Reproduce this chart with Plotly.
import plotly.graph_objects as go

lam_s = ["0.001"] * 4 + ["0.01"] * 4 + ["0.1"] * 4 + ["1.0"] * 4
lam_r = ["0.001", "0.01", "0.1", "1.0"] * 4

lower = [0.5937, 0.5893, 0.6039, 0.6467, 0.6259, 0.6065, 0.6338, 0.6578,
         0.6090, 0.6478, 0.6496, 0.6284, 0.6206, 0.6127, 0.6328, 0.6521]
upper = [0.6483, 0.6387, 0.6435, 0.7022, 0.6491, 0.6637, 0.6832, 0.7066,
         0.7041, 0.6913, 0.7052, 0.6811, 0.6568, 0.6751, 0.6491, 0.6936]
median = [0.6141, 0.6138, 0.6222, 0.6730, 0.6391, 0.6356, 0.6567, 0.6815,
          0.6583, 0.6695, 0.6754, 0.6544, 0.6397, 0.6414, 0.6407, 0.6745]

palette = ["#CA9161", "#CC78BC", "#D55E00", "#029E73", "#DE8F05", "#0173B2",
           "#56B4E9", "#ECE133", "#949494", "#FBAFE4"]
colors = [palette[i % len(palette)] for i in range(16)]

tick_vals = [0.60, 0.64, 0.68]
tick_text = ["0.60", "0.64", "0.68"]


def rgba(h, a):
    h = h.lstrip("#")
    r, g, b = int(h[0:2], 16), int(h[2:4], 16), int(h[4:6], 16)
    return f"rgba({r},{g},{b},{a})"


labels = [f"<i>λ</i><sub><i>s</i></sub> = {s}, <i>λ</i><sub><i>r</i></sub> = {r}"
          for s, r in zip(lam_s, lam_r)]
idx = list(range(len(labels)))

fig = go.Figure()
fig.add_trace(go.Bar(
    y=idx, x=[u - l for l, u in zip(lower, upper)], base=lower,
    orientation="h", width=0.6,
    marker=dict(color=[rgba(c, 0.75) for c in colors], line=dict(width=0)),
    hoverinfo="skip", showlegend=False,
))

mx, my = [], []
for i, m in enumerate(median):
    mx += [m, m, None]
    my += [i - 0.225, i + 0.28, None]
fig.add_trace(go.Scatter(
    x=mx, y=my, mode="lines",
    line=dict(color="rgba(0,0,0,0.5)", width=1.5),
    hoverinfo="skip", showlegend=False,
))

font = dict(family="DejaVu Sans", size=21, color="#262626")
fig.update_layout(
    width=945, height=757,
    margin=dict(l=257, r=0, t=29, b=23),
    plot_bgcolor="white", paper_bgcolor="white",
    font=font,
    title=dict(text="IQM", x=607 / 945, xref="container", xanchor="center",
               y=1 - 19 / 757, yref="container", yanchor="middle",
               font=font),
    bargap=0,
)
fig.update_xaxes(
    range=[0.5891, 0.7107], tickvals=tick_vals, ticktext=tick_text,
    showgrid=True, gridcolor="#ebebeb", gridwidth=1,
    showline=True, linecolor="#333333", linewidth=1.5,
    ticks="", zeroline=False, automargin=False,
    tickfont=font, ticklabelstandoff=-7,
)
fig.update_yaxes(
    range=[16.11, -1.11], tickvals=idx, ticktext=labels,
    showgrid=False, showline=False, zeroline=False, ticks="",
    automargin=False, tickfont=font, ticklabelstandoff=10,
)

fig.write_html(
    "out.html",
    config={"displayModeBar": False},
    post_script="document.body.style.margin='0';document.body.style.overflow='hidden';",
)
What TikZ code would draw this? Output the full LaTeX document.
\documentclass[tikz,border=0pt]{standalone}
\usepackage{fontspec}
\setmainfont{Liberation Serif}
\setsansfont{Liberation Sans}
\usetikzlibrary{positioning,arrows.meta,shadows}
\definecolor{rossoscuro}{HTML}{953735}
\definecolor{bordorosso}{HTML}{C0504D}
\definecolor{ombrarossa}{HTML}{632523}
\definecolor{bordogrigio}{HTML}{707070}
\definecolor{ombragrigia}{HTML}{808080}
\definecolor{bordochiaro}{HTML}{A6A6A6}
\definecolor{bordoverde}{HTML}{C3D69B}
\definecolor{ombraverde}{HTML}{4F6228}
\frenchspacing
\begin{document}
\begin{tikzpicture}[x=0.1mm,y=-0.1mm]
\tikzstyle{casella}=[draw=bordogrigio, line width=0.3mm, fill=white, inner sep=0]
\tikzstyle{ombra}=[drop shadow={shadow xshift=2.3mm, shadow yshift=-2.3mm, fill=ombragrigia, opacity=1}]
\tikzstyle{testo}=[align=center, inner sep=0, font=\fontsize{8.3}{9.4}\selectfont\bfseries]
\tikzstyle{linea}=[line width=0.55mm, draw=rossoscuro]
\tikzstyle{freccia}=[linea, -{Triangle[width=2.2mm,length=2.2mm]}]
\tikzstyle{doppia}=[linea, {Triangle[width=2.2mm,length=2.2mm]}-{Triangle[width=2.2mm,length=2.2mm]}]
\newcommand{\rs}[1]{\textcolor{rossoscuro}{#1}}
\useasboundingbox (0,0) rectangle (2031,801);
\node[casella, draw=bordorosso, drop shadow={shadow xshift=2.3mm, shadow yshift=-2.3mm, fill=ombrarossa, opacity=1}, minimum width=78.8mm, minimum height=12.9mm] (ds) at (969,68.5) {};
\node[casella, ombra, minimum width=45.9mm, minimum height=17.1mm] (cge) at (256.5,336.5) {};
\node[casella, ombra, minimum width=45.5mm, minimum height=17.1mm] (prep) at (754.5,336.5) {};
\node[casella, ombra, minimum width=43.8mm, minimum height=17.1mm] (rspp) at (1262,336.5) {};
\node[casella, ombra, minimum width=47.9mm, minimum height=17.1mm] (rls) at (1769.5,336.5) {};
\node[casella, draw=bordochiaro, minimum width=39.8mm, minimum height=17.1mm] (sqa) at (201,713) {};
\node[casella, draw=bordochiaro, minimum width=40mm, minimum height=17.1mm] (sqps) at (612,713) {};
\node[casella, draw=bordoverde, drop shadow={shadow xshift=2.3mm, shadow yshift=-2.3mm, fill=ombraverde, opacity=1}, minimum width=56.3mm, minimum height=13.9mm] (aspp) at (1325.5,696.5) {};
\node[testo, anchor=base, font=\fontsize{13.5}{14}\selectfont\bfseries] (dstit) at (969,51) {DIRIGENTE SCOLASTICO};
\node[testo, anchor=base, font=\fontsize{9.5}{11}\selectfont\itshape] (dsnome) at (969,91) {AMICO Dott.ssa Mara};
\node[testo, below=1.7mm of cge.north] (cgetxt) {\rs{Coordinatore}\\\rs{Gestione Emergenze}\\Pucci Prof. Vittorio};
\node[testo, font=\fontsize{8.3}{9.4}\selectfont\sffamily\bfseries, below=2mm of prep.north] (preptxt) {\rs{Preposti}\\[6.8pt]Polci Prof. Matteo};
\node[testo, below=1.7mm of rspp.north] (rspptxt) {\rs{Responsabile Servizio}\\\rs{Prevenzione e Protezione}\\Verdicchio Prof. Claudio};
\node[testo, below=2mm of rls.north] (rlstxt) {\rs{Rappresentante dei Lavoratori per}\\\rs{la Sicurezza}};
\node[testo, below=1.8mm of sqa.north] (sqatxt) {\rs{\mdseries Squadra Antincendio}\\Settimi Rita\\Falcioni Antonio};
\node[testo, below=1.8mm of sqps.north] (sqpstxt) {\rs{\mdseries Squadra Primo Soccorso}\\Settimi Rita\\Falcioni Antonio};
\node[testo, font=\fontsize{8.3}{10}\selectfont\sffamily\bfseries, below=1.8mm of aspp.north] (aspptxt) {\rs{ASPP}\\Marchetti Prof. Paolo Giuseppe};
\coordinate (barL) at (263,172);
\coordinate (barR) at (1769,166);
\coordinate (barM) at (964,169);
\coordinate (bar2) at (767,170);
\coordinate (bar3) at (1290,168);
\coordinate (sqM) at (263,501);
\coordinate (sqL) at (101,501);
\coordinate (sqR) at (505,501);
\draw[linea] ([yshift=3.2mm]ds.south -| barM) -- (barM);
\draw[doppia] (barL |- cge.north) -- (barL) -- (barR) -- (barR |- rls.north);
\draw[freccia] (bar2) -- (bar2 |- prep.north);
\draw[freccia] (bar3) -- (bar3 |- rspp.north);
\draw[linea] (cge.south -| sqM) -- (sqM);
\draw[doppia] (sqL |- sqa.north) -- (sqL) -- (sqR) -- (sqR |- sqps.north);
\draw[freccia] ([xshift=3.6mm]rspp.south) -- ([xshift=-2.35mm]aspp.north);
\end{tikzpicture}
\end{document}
____
→ Stated goal:
Lines from the top of the entries through the line with "0.6583, 0.6695, 0.6754, 0.6544, 0.6397, 0.6414, 0.6407, 0.6745]" are to be transcribed exactly, and nothing more.

→ Final result:
Reproduce this chart with Plotly.
import plotly.graph_objects as go

lam_s = ["0.001"] * 4 + ["0.01"] * 4 + ["0.1"] * 4 + ["1.0"] * 4
lam_r = ["0.001", "0.01", "0.1", "1.0"] * 4

lower = [0.5937, 0.5893, 0.6039, 0.6467, 0.6259, 0.6065, 0.6338, 0.6578,
         0.6090, 0.6478, 0.6496, 0.6284, 0.6206, 0.6127, 0.6328, 0.6521]
upper = [0.6483, 0.6387, 0.6435, 0.7022, 0.6491, 0.6637, 0.6832, 0.7066,
         0.7041, 0.6913, 0.7052, 0.6811, 0.6568, 0.6751, 0.6491, 0.6936]
median = [0.6141, 0.6138, 0.6222, 0.6730, 0.6391, 0.6356, 0.6567, 0.6815,
          0.6583, 0.6695, 0.6754, 0.6544, 0.6397, 0.6414, 0.6407, 0.6745]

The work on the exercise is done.